My guess would be they are on separate circuits. But if not, it could be either something as simple as the spark ran out of 2 gang switches on the van. Or, it was designed that way.

If you know anyone with the same house as yours on your estate, see if their switch arrangement is the same.
 
My guess would be they are on separate circuits....

If you know anyone with the same house as yours on your estate, see if their switch arrangement is the same.
Yes, my set-up is similar to other houses of this architectural design on this 1987 development. (I've yet to test if they're on separate circuits...)
 
It may well be that the initial designer/installer had a belief/desire to keep two switches of different circuits seperate thereby enhancing safety of those plunging fingers inside the switches
. Whilst making sure both earths were connected together, which is no bad thing.

So if you wire up each switch as they are now but as 2 gang 1 way configuration then ok.

If you dont like using strip connectors or "wagos" ok use a parking terminal on the switch.

Make sure that the earths all end up connected together by connectors/terminals and include both any metal faceplate on the switch and the backbox, just make sure that the connections are durable and resilient..

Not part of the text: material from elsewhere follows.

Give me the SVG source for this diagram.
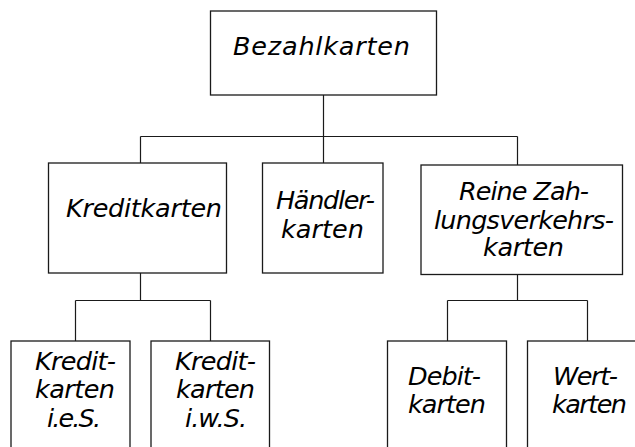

Make sure that the cables remain in the "zones of protection" on the completed job.
This might be acheived by a little bend as they approach the new hole positions (dont forget the grommets).
 
Make sure that the cables remain in the "zones of protection" on the completed job.
This might be acheived by a little bend as they approach the new hole positions (dont forget the grommets).
Thanks ebee. By "zones of protection", I assume you mean the respective cabling groups 'stay away' from each other when the new switch plate is pushed back into the wall/back-box? (This is why I'm planning to deepen the cavity for a 35mm back-box.)
 
A "zone of protection" known as a permitted zone is really about cables hidden from view (sink in plaster for example).
In theory, if everybody keeps hidden cables in walls (less than 50mm deep) in certain zones then everybody else knows where they might reasonably be expected to be and therefore not accidentally nail thru/drill thru them etc.
so if we look at say a socket or a switch for example we might reasonably expect that a cable might be buried anywhere directly above to the ceiling or below to the floor or to the left or to the right of it. Also the corners of two walls within 150mm of each other or similarly on a wall within 150mm of the ceiling.
Similarly the same siting to a consumer unit.
It is generally accepted that this applies to a fixed appliance such as an electric shower etc.

1697533248917.png
 
Note - unlike a permitted zone at the top of a wall just below the ceiling there is not a similar zone near the floor so behind skirting boards is a big no.
With the ceiling one it also means if you are putting cornice on the wall/ceiling then the common practice of lightly pinning it in place whilst the adhesive sets could mean you pierce a hidden cable.

Note - relatively recently (a few years ago) another permitted zone was added that means a wall less than 100mm thick was considered to allow the permitted zones extend to the opposite side of the wall (in another room) providing it was easy to establish by means of door etc on that wall. Because it could not be 50mm deep from the surface of both sides of that wall.
 
Thanks ebee. By "zones of protection", I assume you mean the respective cabling groups 'stay away' from each other when the new switch plate is pushed back into the wall/back-box? (This is why I'm planning to deepen the cavity for a 35mm back-box.)
No that`s not what I was referring to.
Obviously you`d keep conductors apart if under strain and you`d keep conductors insulated where they touch lightly or where they might touch.